Je crois que ce livre pourra servir avant tout de première introduction à l'étudiant, sans qu'on se soit demandé jusqu'à quel point celui-ci voudra ou pourra poursuivre l'étude des problèmes de notre science. Mais je crois aussi qu'il sera utile à beaucoup de ceux qui ont appris, ici et là, quelques bribes d'économie politique et voient maintenant qu'ils manquent de principes suffisants pour se former une opinion personnelle. Le spécialiste n'y trouvera pas grand'chose de neuf. J'espère que l'étude de cette introduction ne causera pas plus de difficultés que celles qui sont inhérentes aux sujets exposés ; mais l'étudiant doit bien se rendre compte que dans l'économie politique elle aussi, aucune "voie royale" n'existe pour arriver sans efforts aux dernières découvertes.

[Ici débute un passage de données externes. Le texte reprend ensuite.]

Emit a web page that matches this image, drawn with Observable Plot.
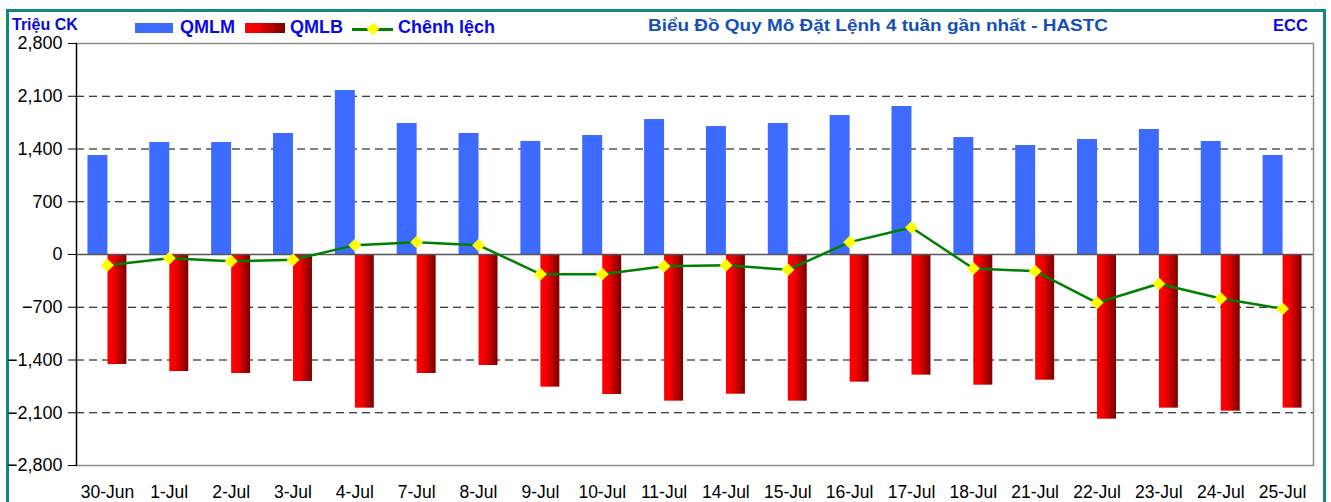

Une description des phénomènes économiques doit forcément garder une attitude neutre sur toutes les questions de politique générale. Le lecteur verra que nous nous sommes toujours demandé quels seraient les résultats de certaines mesures de la politique économique, mais que nous n'avons jamais indiqué les buts que cette politique devait se fixer, ou avait le droit de se proposer. La preuve de l'attitude que nous avons adoptée dans notre introduction, on la trouvera en ce que les connaissances des phénomènes économiques que nous y exposons pourront servir, quelle que soit la tendance suivie par la politique générale ou la politique économique d'un pays, pourvu que ceux qui la dirigent soient vraiment résolus à se rendre compte sérieusement et exactement des effets que pourront avoir sur l'économie les mesures qu'ils prendraient dans ce domaine. Insensé serait celui qui viendrait soutenir que sa façon de concevoir les phénomènes économiques correspond à son attitude politique, qu'il tient comme seule infaillible, et que c'est uniquement de ce point de vue qu'il possédera une "vraie" compréhension de ces phénomènes. Les événements de l'économie se déroulent suivant leurs propres nécessités, et celui qui ne le voit pas ou ne veut pas le voir échouera dans les mesures qui devraient servir à atteindre les buts qu'il s'est fixés, et ne pourra pas accomplir les desseins qu'il poursuit. Mais je crois que, si l'on arrive à faire disparaître les idées fausses d'économie "vulgaire", ou courante, qui règnent dans des milieux assez vastes et cultivés, et si l'on peut arriver ainsi à faire connaître une "image de l'économie" qui corresponde à peu près à l'état actuel de la véritable science, cela contribuera non pas à unifier les divers buts que se proposent les économistes, mais à donner une place appropriée aux calculs et aux prévisions qui s'imposent dans toute discussion économique en vue des résultats qu'on attend.
Les expériences d'une activité professorale qui a duré de longues années sont utilisées dans ce livre. Lors de cette activité, j'ai toujours reconnu la valeur d'une "introduction" de ce genre. La rédaction de l'ouvrage m'a été grandement facilitée du fait que l'Union autrichienne des banques et banquiers a fait sténographier des conférences que j'avais faites lors d'une série de cours organisée par elle. Toutefois, je n'ai pas conservé le style de la conférence parlée.